Dogs rarely rely on the spoken word. They use their bodies to communicate intent, dominance, submission, and a wide variety of other emotions. Our dogs are always "reading" us, and they place a higher value on our body language than the words we speak.
Dogs are not born with an inherent understanding of the words we speak to them on a daily basis. Over time, a hearing dog learns to associate certain words with events and, eventually, these words become meaningful to the dog. A deaf dog is just as capable of making these associations, even if he will be learning these based on visual cues rather than verbal cues.
The trainer of a deaf dog will have to learn techniques designed for a visual leaning dog. This is not a difficult task, but if the trainer cannot make this adjustment, they will fail. This is not the fault of the deaf dog.
Myth: A few special owners have deaf dogs that are functioning well, but they are an exception. For every sketchy success story, there is another one of disaster and heartache.
Many different people find themselves with deaf dogs.

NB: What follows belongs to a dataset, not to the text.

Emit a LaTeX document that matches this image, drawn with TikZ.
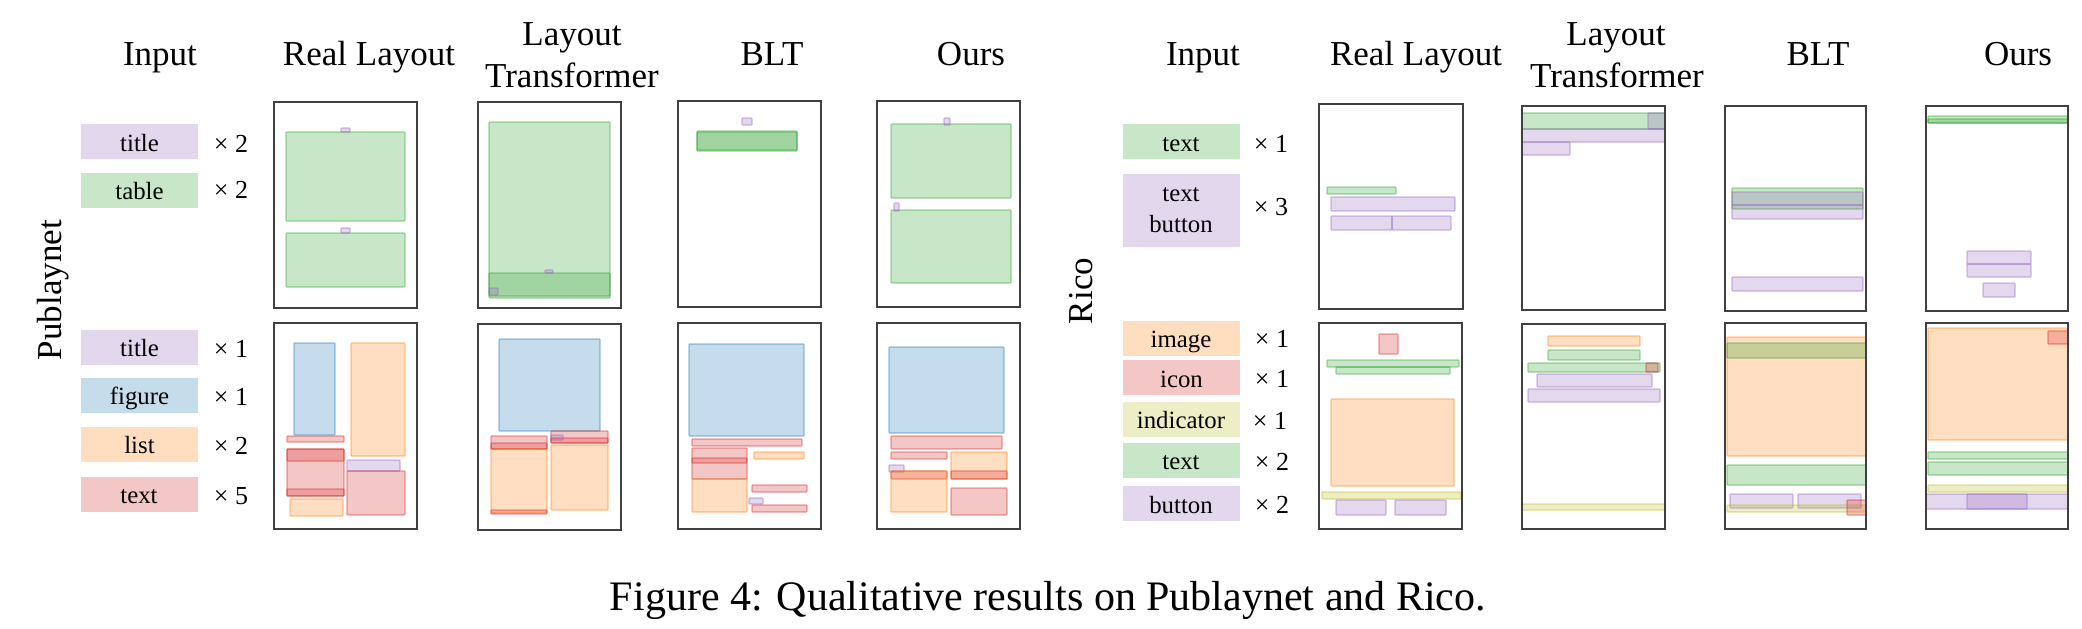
\documentclass[tikz,border=0pt]{standalone}
\usepackage{fontspec}
\setmainfont{Liberation Serif}
\definecolor{tpur}{RGB}{148,103,189}
\definecolor{tgrn}{RGB}{44,160,44}
\definecolor{tblu}{RGB}{31,119,180}
\definecolor{tora}{RGB}{255,127,14}
\definecolor{tred}{RGB}{214,39,40}
\definecolor{toli}{RGB}{188,189,34}
\newcommand\LB[5]{\draw[#1] (#2,#3) rectangle (#4,#5);}
\begin{document}
\begin{tikzpicture}[x=0.5pt,y=-0.5pt,
  laybox/.style={draw=#1, draw opacity=0.45, fill=#1, fill opacity=0.26, line width=0.6pt, rounded corners=0.4pt},
  pur/.style={laybox=tpur}, grn/.style={laybox=tgrn}, blu/.style={laybox=tblu},
  ora/.style={laybox=tora}, rd/.style={laybox=tred}, oli/.style={laybox=toli},
  panelframe/.style={draw=black!75, line width=1pt},
  hdr/.style={font=\fontsize{17.5}{21}\selectfont, inner sep=0pt},
  sidelabel/.style={font=\fontsize{17.5}{21}\selectfont, inner sep=0pt, rotate=90},
  inbase/.style={fill=#1!26!white, inner sep=0pt, minimum width=58.5pt, minimum height=17.5pt,
     font=\fontsize{12.4}{15.5}\selectfont},
  inbox/.style={inbase=#1, text height=10pt, text depth=0.5pt},
  mult/.style={font=\fontsize{13}{15}\selectfont, inner sep=0pt},
  captext/.style={font=\fontsize{21}{25}\selectfont, inner sep=0pt}]
\useasboundingbox (0,0) rectangle (2082,628);

% ---------- headers ----------
\node[hdr, anchor=base] (hin1) at (160,65) {Input};
\node[hdr, anchor=base] (hrl1) at (369,65) {Real Layout};
\node[hdr, anchor=base] (hlt1a) at (572,45) {Layout};
\node[hdr, anchor=base] (hlt1b) at (572,87) {Transformer};
\node[hdr, anchor=base] (hblt1) at (772,65) {BLT};
\node[hdr, anchor=base] (hour1) at (971,65) {Ours};
\node[hdr, anchor=base] (hin2) at (1203,65) {Input};
\node[hdr, anchor=base] (hrl2) at (1416,65) {Real Layout};
\node[hdr, anchor=base] (hlt2a) at (1616,45) {Layout};
\node[hdr, anchor=base] (hlt2b) at (1617,87) {Transformer};
\node[hdr, anchor=base] (hblt2) at (1818,65) {BLT};
\node[hdr, anchor=base] (hour2) at (2018,65) {Ours};

\node[sidelabel] (spub) at (53,290) {Publaynet};
\node[sidelabel] (srico) at (1081,291) {Rico};

% ---------- Publaynet inputs ----------
\node[inbox=tpur] (pa1) at (139.5,141.5) {title};
\node[inbox=tgrn] (pa2) at (139.5,190) {table};
\node[mult, anchor=base] (pm1) at (231,152) {× 2};
\node[mult, anchor=base] (pm2) at (231,198) {× 2};
\node[inbox=tpur] (pb1) at (139.5,347) {title};
\node[inbox=tblu] (pb2) at (139.5,395) {figure};
\node[inbox=tora] (pb3) at (139.5,444) {list};
\node[inbox=tred] (pb4) at (139,494) {text};
\node[mult, anchor=base] (pm3) at (231,357) {× 1};
\node[mult, anchor=base] (pm4) at (231,405) {× 1};
\node[mult, anchor=base] (pm5) at (231,454) {× 2};
\node[mult, anchor=base] (pm6) at (231,504) {× 5};

% ---------- Rico inputs ----------
\node[inbox=tgrn] (ra1) at (1181,141.5) {text};
\node[inbase=tpur, minimum height=36.5pt, align=center] (ra2) at (1181,210.5) {text\\button};
\node[mult, anchor=base] (rm1) at (1271,152) {× 1};
\node[mult, anchor=base] (rm2) at (1271,215) {× 3};
\node[inbox=tora] (rb1) at (1181,338) {image};
\node[inbox=tred] (rb2) at (1181.5,377.5) {icon};
\node[inbox=toli] (rb3) at (1181,419) {indicator};
\node[inbox=tgrn] (rb4) at (1181,460) {text};
\node[inbox=tpur] (rb5) at (1181,503.5) {button};
\node[mult, anchor=base] (rm3) at (1272,347) {× 1};
\node[mult, anchor=base] (rm4) at (1272,387) {× 1};
\node[mult, anchor=base] (rm5) at (1270,429) {× 1};
\node[mult, anchor=base] (rm6) at (1272,470) {× 2};
\node[mult, anchor=base] (rm7) at (1272,513) {× 2};

% ---------- Publaynet row 1 ----------
\LB{grn}{286}{132}{405}{221}
\LB{pur}{341}{128}{350}{132}
\LB{grn}{286}{233}{405}{287}
\LB{pur}{341}{228}{350}{233}
\LB{grn}{489}{122}{610}{298}
\LB{grn}{489}{273}{610}{296}
\LB{pur}{545}{270}{553}{273}
\LB{pur}{489}{288}{498}{295}
\LB{pur}{742}{118}{752}{125}
\LB{grn}{697}{131}{797}{151}
\LB{grn}{697}{132}{797}{150}
\LB{grn}{891}{124}{1011}{198}
\LB{pur}{944}{118}{950}{125}
\LB{grn}{891}{210}{1011}{283}
\LB{pur}{894}{203}{899}{211}

% ---------- Publaynet row 2 ----------
\LB{blu}{294}{343}{335}{435}
\LB{ora}{351}{343}{405}{456}
\LB{rd}{287}{436}{344}{442}
\LB{rd}{287}{449}{344}{496}
\LB{rd}{287}{449}{344}{461}
\LB{rd}{287}{489}{344}{496}
\LB{ora}{290}{499}{343}{516}
\LB{pur}{347}{460}{400}{471}
\LB{rd}{347}{471}{405}{515}
\LB{blu}{499}{339}{600}{431}
\LB{rd}{491}{436}{547}{449}
\LB{rd}{491}{443}{547}{449}
\LB{ora}{491}{449}{547}{513}
\LB{rd}{491}{510}{547}{514}
\LB{rd}{551}{431}{608}{443}
\LB{rd}{551}{438}{608}{443}
\LB{pur}{551}{435}{563}{440}
\LB{ora}{551}{445}{608}{510}
\LB{blu}{689}{344}{804}{436}
\LB{rd}{692}{439}{802}{446}
\LB{rd}{692}{448}{747}{463}
\LB{rd}{692}{458}{747}{479}
\LB{ora}{692}{479}{747}{512}
\LB{ora}{754}{452}{804}{459}
\LB{rd}{752}{485}{807}{492}
\LB{pur}{749}{498}{763}{504}
\LB{rd}{752}{505}{807}{512}
\LB{blu}{889}{347}{1004}{433}
\LB{rd}{891}{436}{1002}{449}
\LB{rd}{891}{452}{947}{459}
\LB{pur}{889}{465}{904}{472}
\LB{rd}{891}{471}{947}{479}
\LB{ora}{891}{471}{947}{512}
\LB{ora}{951}{452}{1007}{479}
\LB{rd}{951}{471}{1007}{479}
\LB{rd}{951}{488}{1007}{515}

% ---------- Rico row 1 ----------
\LB{grn}{1327}{187}{1396}{194}
\LB{pur}{1331}{197}{1455}{211}
\LB{pur}{1331}{216}{1392}{230}
\LB{pur}{1392}{216}{1451}{230}
\LB{grn}{1522}{113}{1665}{129}
\LB{pur}{1648}{113}{1665}{129}
\LB{pur}{1522}{129}{1665}{142}
\LB{pur}{1522}{142}{1570}{155}
\LB{grn}{1732}{188}{1863}{209}
\LB{pur}{1732}{192}{1863}{205}
\LB{pur}{1732}{205}{1863}{219}
\LB{pur}{1732}{277}{1863}{291}
\LB{grn}{1928}{116}{2068}{123}
\LB{grn}{1928}{119}{2068}{123}
\LB{pur}{1967}{251}{2031}{264}
\LB{pur}{1967}{264}{2031}{277}
\LB{pur}{1983}{283}{2015}{297}

% ---------- Rico row 2 ----------
\LB{rd}{1379}{334}{1398}{354}
\LB{grn}{1327}{360}{1459}{367}
\LB{grn}{1336}{367}{1450}{374}
\LB{ora}{1331}{399}{1454}{486}
\LB{oli}{1322}{492}{1461}{499}
\LB{pur}{1336}{500}{1386}{515}
\LB{pur}{1395}{500}{1446}{515}
\LB{ora}{1548}{336}{1640}{346}
\LB{grn}{1548}{350}{1640}{360}
\LB{grn}{1528}{363}{1660}{372}
\LB{rd}{1646}{363}{1658}{372}
\LB{pur}{1537}{374}{1652}{387}
\LB{pur}{1528}{389}{1660}{402}
\LB{oli}{1522}{504}{1665}{510}
\LB{ora}{1727}{337}{1866}{456}
\LB{grn}{1727}{343}{1866}{358}
\LB{grn}{1727}{465}{1866}{485}
\LB{pur}{1730}{494}{1793}{508}
\LB{pur}{1798}{494}{1861}{508}
\LB{oli}{1727}{505}{1866}{512}
\LB{rd}{1847}{500}{1866}{515}
\LB{ora}{1928}{328}{2068}{440}
\LB{rd}{2048}{331}{2068}{344}
\LB{grn}{1928}{452}{2068}{459}
\LB{grn}{1928}{462}{2068}{475}
\LB{oli}{1928}{485}{2068}{492}
\LB{pur}{1926}{494}{2068}{509}
\LB{pur}{1967}{494}{2027}{509}

% ---------- frames ----------
\draw[panelframe] (274,102) rectangle (417,308);
\draw[panelframe] (478,102) rectangle (621,308);
\draw[panelframe] (678,101) rectangle (821,307);
\draw[panelframe] (877,101) rectangle (1020,307);
\draw[panelframe] (274,323) rectangle (417,529);
\draw[panelframe] (478,324) rectangle (621,530);
\draw[panelframe] (678,323) rectangle (821,529);
\draw[panelframe] (877,323) rectangle (1020,529);
\draw[panelframe] (1319,104) rectangle (1463,309);
\draw[panelframe] (1522,106) rectangle (1665,310);
\draw[panelframe] (1725,106) rectangle (1866,311);
\draw[panelframe] (1926,106) rectangle (2068,311);
\draw[panelframe] (1319,323) rectangle (1462,529);
\draw[panelframe] (1522,324) rectangle (1665,529);
\draw[panelframe] (1725,323) rectangle (1866,529);
\draw[panelframe] (1926,323) rectangle (2068,529);

% ---------- caption ----------
\node[captext, anchor=base] (caption) at (1048,610) {Figure 4: Qualitative results on Publaynet and Rico.};
\end{tikzpicture}
\end{document}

Some of them get the dog and find out after the fact that their dog is deaf. Some people adopt deaf dogs, even if they haven't had one before. Others will deliberately look for a deaf dog, either because they have had one before, or because they want to give the dog a good home. If the only home that a deaf dog could be placed in was an "experienced" one, none of them would ever get homes. Experience isn't needed, everyone has to have their "first". The commitment to the dog is what is most important.